Requests to enter the voluntary disclosure program must be made in writing. There is not a prescribed format, but the application must include a statement that the taxpayer has not been contacted by the state in regard to the liability, the estimated or actual amount of the outstanding liability, and the conditions resulting in the outstanding liability. If the company is already registered with the state for sales tax purposes, the certificate number and location of the business, including county must be provided. If unregistered, the application form DR-1 must be completed and submitted. If the request is being entered by a consultant, a Power of Attorney should also be included.

Improper Practices:

Some companies that are late with registering choose to register using the current start date and remit all taxes due on the first return. This might happen when a new company does not have the resources or knowledge to correctly adjust for a late registration. In addition, this method can stop interest from accruing beyond the point of payment and start the countdown on the statute of limitations. The reason that will probably be apparent to the FLDOR is that the company is attempting to avoid penalties and interest.

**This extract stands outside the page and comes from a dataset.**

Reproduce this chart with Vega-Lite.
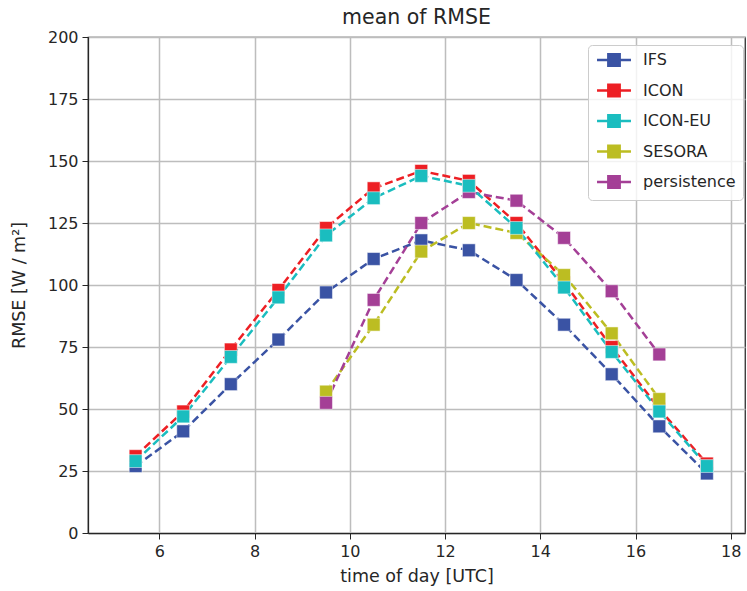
{
  "$schema": "https://vega.github.io/schema/vega-lite/v6.json",
  "width": 657,
  "height": 496,
  "autosize": {"type": "none"},
  "padding": {"left": 88, "top": 37, "right": 2, "bottom": 58},
  "title": {"text": "mean of RMSE", "fontSize": 20.5, "font": "DejaVu Sans", "fontWeight": "normal", "color": "#262626", "offset": 1},
  "config": {
    "font": "DejaVu Sans",
    "view": {"stroke": "#262626", "strokeWidth": 1.25},
    "axis": {"gridColor": "#bdbdbd", "gridWidth": 1.5, "gridOpacity": 1, "domainColor": "#262626", "domainWidth": 1.25, "tickColor": "#262626", "tickSize": 6, "labelFontSize": 16, "labelColor": "#262626", "titleFontSize": 17.5, "titleColor": "#262626", "titleFontWeight": "normal", "labelPadding": 4}
  },
  "data": {"values": [
    {"series": "IFS", "t": 5.5, "v": 27}, {"series": "IFS", "t": 6.5, "v": 41}, {"series": "IFS", "t": 7.5, "v": 60}, {"series": "IFS", "t": 8.5, "v": 78}, {"series": "IFS", "t": 9.5, "v": 97}, {"series": "IFS", "t": 10.5, "v": 110.5}, {"series": "IFS", "t": 11.5, "v": 118}, {"series": "IFS", "t": 12.5, "v": 114}, {"series": "IFS", "t": 13.5, "v": 102}, {"series": "IFS", "t": 14.5, "v": 84}, {"series": "IFS", "t": 15.5, "v": 64}, {"series": "IFS", "t": 16.5, "v": 43}, {"series": "IFS", "t": 17.5, "v": 24},
    {"series": "ICON", "t": 5.5, "v": 31}, {"series": "ICON", "t": 6.5, "v": 49}, {"series": "ICON", "t": 7.5, "v": 74}, {"series": "ICON", "t": 8.5, "v": 98}, {"series": "ICON", "t": 9.5, "v": 123}, {"series": "ICON", "t": 10.5, "v": 139}, {"series": "ICON", "t": 11.5, "v": 146}, {"series": "ICON", "t": 12.5, "v": 142}, {"series": "ICON", "t": 13.5, "v": 125}, {"series": "ICON", "t": 14.5, "v": 101}, {"series": "ICON", "t": 15.5, "v": 75}, {"series": "ICON", "t": 16.5, "v": 50}, {"series": "ICON", "t": 17.5, "v": 28},
    {"series": "SESORA", "t": 9.5, "v": 57}, {"series": "SESORA", "t": 10.5, "v": 84}, {"series": "SESORA", "t": 11.5, "v": 113.5}, {"series": "SESORA", "t": 12.5, "v": 125}, {"series": "SESORA", "t": 13.5, "v": 121}, {"series": "SESORA", "t": 14.5, "v": 104}, {"series": "SESORA", "t": 15.5, "v": 80.5}, {"series": "SESORA", "t": 16.5, "v": 54},
    {"series": "persistence", "t": 9.5, "v": 52.5}, {"series": "persistence", "t": 10.5, "v": 94}, {"series": "persistence", "t": 11.5, "v": 125}, {"series": "persistence", "t": 12.5, "v": 137.5}, {"series": "persistence", "t": 13.5, "v": 134}, {"series": "persistence", "t": 14.5, "v": 119}, {"series": "persistence", "t": 15.5, "v": 97.5}, {"series": "persistence", "t": 16.5, "v": 72},
    {"series": "ICON-EU", "t": 5.5, "v": 29}, {"series": "ICON-EU", "t": 6.5, "v": 47}, {"series": "ICON-EU", "t": 7.5, "v": 71}, {"series": "ICON-EU", "t": 8.5, "v": 95}, {"series": "ICON-EU", "t": 9.5, "v": 120}, {"series": "ICON-EU", "t": 10.5, "v": 135}, {"series": "ICON-EU", "t": 11.5, "v": 144}, {"series": "ICON-EU", "t": 12.5, "v": 140}, {"series": "ICON-EU", "t": 13.5, "v": 123}, {"series": "ICON-EU", "t": 14.5, "v": 99}, {"series": "ICON-EU", "t": 15.5, "v": 73}, {"series": "ICON-EU", "t": 16.5, "v": 49}, {"series": "ICON-EU", "t": 17.5, "v": 27}
  ]},
  "encoding": {
    "x": {"field": "t", "type": "quantitative", "scale": {"domain": [4.5, 18.3], "nice": false, "zero": false}, "axis": {"values": [6, 8, 10, 12, 14, 16, 18], "title": "time of day [UTC]", "titlePadding": 8}},
    "y": {"field": "v", "type": "quantitative", "scale": {"domain": [0, 200], "nice": false}, "axis": {"values": [0, 25, 50, 75, 100, 125, 150, 175, 200], "title": "RMSE [W / m²]", "titlePadding": 19}},
    "color": {"field": "series", "type": "nominal", "scale": {"domain": ["IFS", "ICON", "ICON-EU", "SESORA", "persistence"], "range": ["#3a53a4", "#ed1f24", "#1abdbf", "#bcbd22", "#a43f96"]},
      "legend": {"title": null, "orient": "none", "legendX": 500, "legendY": 8, "labelFontSize": 16, "labelColor": "#262626", "rowPadding": 8.5, "padding": 7, "strokeColor": "#cccccc", "fillColor": "rgba(255,255,255,0.8)", "cornerRadius": 4, "symbolType": "M-3,0H3M-1,-1H1V1H-1Z", "symbolSize": 128, "symbolStrokeWidth": 2.5, "symbolOffset": 11, "labelOffset": 21,
        "encode": {"symbols": {"update": {"fill": {"scale": "color", "field": "value"}, "stroke": {"scale": "color", "field": "value"}, "fillOpacity": {"value": 1}}}}}}
  },
  "layer": [
    {"mark": {"type": "line", "strokeDash": [8, 4], "strokeWidth": 2.5}, "encoding": {"detail": {"field": "series"}}},
    {"mark": {"type": "point", "shape": "square", "filled": true, "size": 165, "opacity": 1, "stroke": "white", "strokeWidth": 0.5}}
  ]
}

This is not a recommended practice. There are serious considerations to be given to using this method. First and foremost, this process is not compliant with Florida Laws. Secondly, if discovered under audit, a company using this method will probably be liable for penalties and interest from the time the liability occurred to the time the tax was paid. Penalties are often waived in an initial audit. However, using this method may result in a situation where the company is seen as "willfully incompliant" and the penalty will probably be enforced. There may be other negatives to using this method that are not mentioned here.

The worst practice a company can undertake in sales tax is to collect taxes and never remit those monies to the state. Taxes collected by a dealer immediately become the property of the state and not remitting monies collected is considered theft from a governmental agency. Once the state has made the discovery that taxes are due, good intent will be difficult to show.